Unfortunately, many crapflooders are more sophisticated and engage in Distributed DOS attacks. In a DDOS attack, open proxies (usually in developing countries with poorly regulated ISPs) are used to create the appearance that each server hit is coming from a different IP address.

MT 2.661 and MT-Blacklist are unable to stop a DDOS crapflooder because throttling never kicks in as long as different IP addresses are used, and MT-Blacklist can't bulk delete either (MT-Blacklist can also filter by text string, but only if the comment contains a text string that you can blacklist without killing off legitimate comments, and some DDOS crapflooders also submit random characters for the comment name, email, URL and text).

Fortunately, the MT community includes some top-notch programmers who have developed solutions, at least to the first problem. Shelley Powers explains the steps to a safer blog with links to files that permit true comment and trackback throttling: a certain number of comments or trackbacks in a certain amount of time activates the throttle, regardless of IP address.

I didn't pay too much attention to the latest security developments until I got hit by a crapflooder (two crapflooders, actually). The first crapflooder was sophisticated and hit me with a DDOS attack. The second one was unsophisticated and used a single IP address.

In order to stop the first attack in its tracks I had to delete the MT comments script from my server and that also prevented the second attack from accomplishing anything. I then had time to upgrade to MT 2.661 and get the latest version of MT-Blacklist. Then I did some hunting around until I came across Shelley's blog entry.

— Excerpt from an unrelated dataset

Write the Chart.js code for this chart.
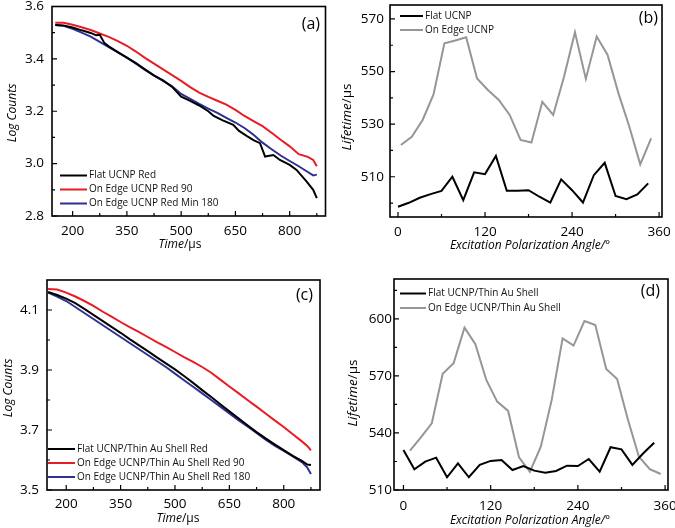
<!DOCTYPE html>
<html>
<head>
<meta charset="utf-8">
<script src="https://cdn.jsdelivr.net/npm/chart.js@4.4.1/dist/chart.umd.min.js"></script>
<style>
  html, body { margin: 0; padding: 0; background: #fff; }
  #wrap { position: relative; width: 675px; height: 528px; }
  canvas { position: absolute; }
</style>
</head>
<body>
<div id="wrap">
  <canvas id="chartA" width="337" height="264" style="left:0;top:0"></canvas>
  <canvas id="chartB" width="338" height="264" style="left:337px;top:0"></canvas>
  <canvas id="chartC" width="337" height="264" style="left:0;top:264px"></canvas>
  <canvas id="chartD" width="338" height="264" style="left:337px;top:264px"></canvas>
</div>
<script>
// (a) decay curves, bare UCNP
let timeA = [152, 175, 200, 225, 250, 275, 300, 325, 350, 375, 400, 425, 450, 475, 500, 525, 550, 575, 600, 625, 650, 675, 700, 725, 750, 775, 800, 825, 850, 865, 875];
let redA = [3.538, 3.538, 3.530, 3.521, 3.510, 3.497, 3.484, 3.468, 3.450, 3.428, 3.404, 3.382, 3.360, 3.338, 3.316, 3.292, 3.271, 3.255, 3.240, 3.225, 3.205, 3.182, 3.162, 3.143, 3.118, 3.091, 3.066, 3.036, 3.026, 3.014, 2.990];
let blueA = [3.529, 3.526, 3.515, 3.500, 3.485, 3.465, 3.445, 3.425, 3.405, 3.382, 3.358, 3.337, 3.316, 3.295, 3.266, 3.247, 3.228, 3.210, 3.194, 3.175, 3.157, 3.136, 3.110, 3.080, 3.055, 3.031, 3.010, 2.990, 2.968, 2.955, 2.958];
let timeFlatA = [152, 175, 200, 225, 250, 265, 275, 288, 300, 325, 350, 375, 400, 425, 450, 475, 500, 525, 550, 575, 590, 615, 644, 660, 681, 700, 718, 732, 755, 773, 800, 819, 847, 865, 875];
let flatA = [3.529, 3.527, 3.520, 3.509, 3.499, 3.490, 3.492, 3.460, 3.448, 3.426, 3.405, 3.384, 3.360, 3.336, 3.318, 3.293, 3.256, 3.240, 3.222, 3.200, 3.182, 3.165, 3.148, 3.125, 3.106, 3.090, 3.078, 3.027, 3.033, 3.014, 2.995, 2.976, 2.931, 2.900, 2.868];

// (b) lifetime vs polarization angle, bare UCNP
let angleFlatB = [0, 15, 30, 45, 60, 75, 90, 105, 120, 135, 150, 165, 180, 195, 210, 225, 240, 255, 270, 285, 300, 315, 330, 345];
let flatB = [498.6, 500.1, 502.0, 503.4, 504.6, 510.0, 501.1, 511.7, 511.0, 517.9, 504.7, 504.7, 504.9, 502.4, 500.2, 509.0, 504.9, 500.2, 510.6, 515.3, 502.7, 501.5, 503.3, 507.5];
let angleEdgeB = [4, 19, 34, 49, 64, 79, 94, 109, 124, 139, 154, 169, 184, 199, 214, 229, 244, 259, 274, 289, 304, 319, 334, 349];
let edgeB = [522.1, 525.2, 531.6, 541.3, 560.7, 561.8, 563.0, 547.4, 543.0, 539.2, 533.5, 524.0, 523.0, 538.5, 533.5, 548.1, 564.9, 547.2, 563.3, 556.3, 541.7, 529.0, 514.7, 524.6];

// (c) decay curves, thin Au shell
let timeC = [150, 175, 200, 225, 250, 275, 300, 325, 350, 375, 400, 425, 450, 475, 500, 525, 550, 575, 600, 625, 650, 675, 700, 725, 750, 775, 800, 825, 850, 865, 875];
let flatC = [4.160, 4.150, 4.138, 4.123, 4.104, 4.084, 4.064, 4.044, 4.024, 4.003, 3.983, 3.963, 3.942, 3.922, 3.902, 3.880, 3.857, 3.833, 3.810, 3.786, 3.762, 3.739, 3.716, 3.693, 3.672, 3.652, 3.633, 3.614, 3.597, 3.585, 3.583];
let redC = [4.170, 4.168, 4.158, 4.145, 4.130, 4.114, 4.095, 4.078, 4.060, 4.043, 4.027, 4.010, 3.993, 3.977, 3.960, 3.943, 3.927, 3.910, 3.891, 3.868, 3.845, 3.823, 3.800, 3.778, 3.755, 3.732, 3.710, 3.686, 3.662, 3.647, 3.632];
let blueC = [4.158, 4.145, 4.130, 4.110, 4.090, 4.070, 4.050, 4.030, 4.010, 3.990, 3.970, 3.950, 3.930, 3.910, 3.888, 3.866, 3.844, 3.822, 3.800, 3.778, 3.755, 3.733, 3.712, 3.690, 3.668, 3.648, 3.630, 3.612, 3.593, 3.575, 3.553];

// (d) lifetime vs polarization angle, thin Au shell
let angleFlatD = [0, 15, 30, 45, 60, 75, 90, 105, 120, 135, 150, 165, 180, 195, 210, 225, 240, 255, 270, 285, 300, 315, 330, 345];
let flatD = [531.1, 520.9, 524.9, 527.0, 516.7, 524.0, 516.7, 523.2, 525.3, 525.8, 520.5, 522.6, 520.2, 519.1, 520.0, 522.8, 522.6, 526.3, 519.6, 532.5, 531.4, 523.2, 529.3, 534.9];
let angleEdgeD = [9, 24, 39, 54, 69, 84, 99, 114, 129, 144, 159, 174, 189, 204, 219, 234, 249, 264, 279, 294, 309, 324, 339, 354];
let edgeD = [530.7, 537.7, 545.1, 571.1, 576.7, 595.4, 586.7, 567.9, 556.5, 551.6, 527.2, 519.6, 532.8, 557.4, 589.8, 586.0, 598.9, 596.8, 573.7, 568.4, 546.8, 527.5, 520.9, 518.4];

// tick values
let timeTicks = [200, 350, 500, 650, 800];
let timeMinor = [275, 425, 575, 725, 875];
let angleTicks = [0, 120, 240, 360];
let angleMinor = [60, 180, 300];
let logTicksA = [2.8, 3.0, 3.2, 3.4, 3.6];
let logMinorA = [2.9, 3.1, 3.3, 3.5];
let lifeTicksB = [510, 530, 550, 570];
let lifeMinorB = [500, 520, 540, 560];
let logTicksC = [3.5, 3.7, 3.9, 4.1];
let logMinorC = [3.6, 3.8, 4.0];
let lifeTicksD = [510, 540, 570, 600];
let lifeMinorD = [525, 555, 585, 615];

const RED = 'rgb(232, 28, 36)';
const BLUE = 'rgb(46, 49, 146)';
const BLACK = '#000';
const GRAY = 'rgb(150, 150, 150)';
const FONT = "'Open Sans', 'DejaVu Sans', sans-serif";

function pts(xs, ys) {
  return xs.map((x, i) => ({ x: x, y: ys[i] }));
}

function drawParts(ctx, parts, size) {
  // parts: [text, italic]
  let w = 0;
  parts.forEach(p => {
    ctx.font = (p[1] ? 'italic ' : '') + size + 'px ' + FONT;
    w += ctx.measureText(p[0]).width;
  });
  let x = -w / 2;
  parts.forEach(p => {
    ctx.font = (p[1] ? 'italic ' : '') + size + 'px ' + FONT;
    ctx.fillText(p[0], x, 0);
    x += ctx.measureText(p[0]).width;
  });
}

// frame, inward ticks, legend, axis titles and panel letter
const decor = {
  id: 'decor',
  afterDraw(chart, args, o) {
    const ctx = chart.ctx;
    const a = chart.chartArea;
    const xs = chart.scales.x, ys = chart.scales.y;
    ctx.save();
    ctx.strokeStyle = '#000';
    ctx.lineWidth = 1.6;
    ctx.strokeRect(a.left, a.top, a.right - a.left, a.bottom - a.top);

    ctx.lineWidth = 1.2;
    ctx.beginPath();
    o.xMajor.forEach(v => { let p = xs.getPixelForValue(v); ctx.moveTo(p, a.bottom); ctx.lineTo(p, a.bottom - 5); });
    o.xMinor.forEach(v => { let p = xs.getPixelForValue(v); ctx.moveTo(p, a.bottom); ctx.lineTo(p, a.bottom - 3); });
    o.yMajor.forEach(v => { let p = ys.getPixelForValue(v); ctx.moveTo(a.left, p); ctx.lineTo(a.left + 5, p); });
    o.yMinor.forEach(v => { let p = ys.getPixelForValue(v); ctx.moveTo(a.left, p); ctx.lineTo(a.left + 3, p); });
    ctx.stroke();

    // legend
    ctx.textBaseline = 'middle';
    ctx.textAlign = 'left';
    ctx.font = '10px ' + FONT;
    chart.data.datasets.forEach((ds, i) => {
      let y = o.legend.y + i * o.legend.dy;
      ctx.strokeStyle = ds.borderColor;
      ctx.lineWidth = 2;
      ctx.beginPath();
      ctx.moveTo(o.legend.x0, y);
      ctx.lineTo(o.legend.x1, y);
      ctx.stroke();
      ctx.fillStyle = '#111';
      ctx.fillText(ds.label, o.legend.x1 + 2, y);
    });

    // panel letter
    ctx.font = '16px ' + FONT;
    ctx.textAlign = 'right';
    ctx.fillStyle = '#000';
    ctx.fillText(o.letter[0], o.letter[1], o.letter[2]);

    // axis titles
    ctx.textAlign = 'left';
    ctx.save();
    ctx.translate(o.xTitle.x, o.xTitle.y);
    drawParts(ctx, o.xTitle.parts, o.xTitle.size);
    ctx.restore();
    ctx.save();
    ctx.translate(o.yTitle.x, o.yTitle.y);
    ctx.rotate(-Math.PI / 2);
    drawParts(ctx, o.yTitle.parts, o.yTitle.size);
    ctx.restore();
    ctx.restore();
  }
};

function makeChart(id, p) {
  return new Chart(document.getElementById(id), {
    type: 'line',
    data: { datasets: p.datasets },
    options: {
      responsive: false,
      animation: false,
      events: [],
      layout: { autoPadding: false, padding: { top: p.top, right: p.right, left: 0, bottom: 0 } },
      elements: { point: { radius: 0 }, line: { borderWidth: 2, tension: 0 } },
      plugins: {
        legend: { display: false },
        tooltip: { enabled: false },
        decor: p.decor
      },
      scales: {
        x: {
          type: 'linear',
          min: p.xMin, max: p.xMax,
          grid: { display: false, drawTicks: false },
          border: { display: false },
          afterBuildTicks: s => { s.ticks = p.xTicks.map(v => ({ value: v })); },
          afterFit: s => { s.height = p.xHeight; s.paddingLeft = 0; s.paddingRight = 0; },
          ticks: { autoSkip: false, maxRotation: 0, padding: p.xPad, color: '#000', font: { family: FONT, size: 13.5 } }
        },
        y: {
          type: 'linear',
          min: p.yMin, max: p.yMax,
          grid: { display: false, drawTicks: false },
          border: { display: false },
          afterBuildTicks: s => { s.ticks = p.yTicks.map(v => ({ value: v })); },
          afterFit: s => { s.width = p.yWidth; s.paddingTop = 0; s.paddingBottom = 0; },
          ticks: { autoSkip: false, padding: p.yPad, color: '#000', font: { family: FONT, size: 13.5 }, callback: p.yFmt }
        }
      }
    },
    plugins: [decor]
  });
}

makeChart('chartA', {
  datasets: [
    { label: 'Flat UCNP Red', data: pts(timeFlatA, flatA), borderColor: BLACK },
    { label: 'On Edge UCNP Red 90', data: pts(timeA, redA), borderColor: RED },
    { label: 'On Edge UCNP Red Min 180', data: pts(timeA, blueA), borderColor: BLUE }
  ],
  top: 6.5, right: 11.5, yWidth: 52, xHeight: 48,
  xMin: 143, xMax: 899, yMin: 2.8, yMax: 3.6,
  xTicks: timeTicks, yTicks: logTicksA, xPad: 7, yPad: 8,
  yFmt: v => v.toFixed(1),
  decor: {
    xMajor: timeTicks, xMinor: timeMinor, yMajor: logTicksA, yMinor: logMinorA,
    legend: { x0: 60, x1: 87, y: 175.5, dy: 14 },
    letter: ['(a)', 320, 24],
    xTitle: { x: 180, y: 245, size: 12, parts: [['Time', true], ['/μs', false]] },
    yTitle: { x: 12.5, y: 113, size: 12, parts: [['Log Counts', true]] }
  }
});

makeChart('chartB', {
  datasets: [
    { label: 'Flat UCNP', data: pts(angleFlatB, flatB), borderColor: BLACK },
    { label: 'On Edge UCNP', data: pts(angleEdgeB, edgeB), borderColor: GRAY }
  ],
  top: 5, right: 13, yWidth: 53, xHeight: 47,
  xMin: -11, xMax: 364, yMin: 494.7, yMax: 575.3,
  xTicks: angleTicks, yTicks: lifeTicksB, xPad: 7, yPad: 6,
  yFmt: v => String(v),
  decor: {
    xMajor: angleTicks, xMinor: angleMinor, yMajor: lifeTicksB, yMinor: lifeMinorB,
    legend: { x0: 63, x1: 86, y: 16, dy: 14 },
    letter: ['(b)', 321, 18.5],
    xTitle: { x: 193, y: 246, size: 12, parts: [['Excitation Polarization Angle/°', true]] },
    yTitle: { x: 10, y: 117, size: 13.5, parts: [['Lifetime', true], ['/μs', false]] }
  }
});

makeChart('chartC', {
  datasets: [
    { label: 'Flat UCNP/Thin Au Shell Red', data: pts(timeC, flatC), borderColor: BLACK },
    { label: 'On Edge UCNP/Thin Au Shell Red 90', data: pts(timeC, redC), borderColor: RED },
    { label: 'On Edge UCNP/Thin Au Shell Red 180', data: pts(timeC, blueC), borderColor: BLUE }
  ],
  top: 16, right: 17, yWidth: 47, xHeight: 38,
  xMin: 147, xMax: 900, yMin: 3.5, yMax: 4.2,
  xTicks: timeTicks, yTicks: logTicksC, xPad: 6, yPad: 8,
  yFmt: v => v.toFixed(1),
  decor: {
    xMajor: timeTicks, xMinor: timeMinor, yMajor: logTicksC, yMinor: logMinorC,
    legend: { x0: 48, x1: 75, y: 185, dy: 14 },
    letter: ['(c)', 313, 31.5],
    xTitle: { x: 178, y: 255, size: 12, parts: [['Time', true], ['/μs', false]] },
    yTitle: { x: 8.5, y: 124, size: 12, parts: [['Log Counts', true]] }
  }
});

makeChart('chartD', {
  datasets: [
    { label: 'Flat UCNP/Thin Au Shell', data: pts(angleFlatD, flatD), borderColor: BLACK },
    { label: 'On Edge UCNP/Thin Au Shell', data: pts(angleEdgeD, edgeD), borderColor: GRAY }
  ],
  top: 15, right: 7, yWidth: 57, xHeight: 38,
  xMin: -13, xMax: 364, yMin: 510, yMax: 621,
  xTicks: angleTicks, yTicks: lifeTicksD, xPad: 8, yPad: 2,
  yFmt: v => String(v),
  decor: {
    xMajor: angleTicks, xMinor: angleMinor, yMajor: lifeTicksD, yMinor: lifeMinorD,
    legend: { x0: 63, x1: 89, y: 29.5, dy: 14.5 },
    letter: ['(d)', 323, 27],
    xTitle: { x: 193, y: 257, size: 12, parts: [['Excitation Polarization Angle/°', true]] },
    yTitle: { x: 16, y: 129, size: 13.5, parts: [['Lifetime', true], ['/μs', false]] }
  }
});
</script>
</body>
</html>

One other thing can be learned from this experience. These losers are using an automated script. The first crapflooder didn't notice for awhile when he started getting 404s after I removed the comment script. The second crapflooder tried for four hours but apparently didn't realize or understand that he was getting 404s. If the crapflooder is using someone else's script, he probably just has to enter the URL of your site and an entry ID and the script does the rest. For this reason, tricks such as changing the name of the comment script, forcing commentors to go through preview mode before posting, or using a CAPTCHA (an image file of a word or number unique to the entry that must be entered in a form field) can be effective. The crapflooding script only looks for mt-comments.cgi and not some unusual name you've given the script, and it doesn't know to enter a CAPTCHA or that posting to the comment form only sends the comment to preview mode.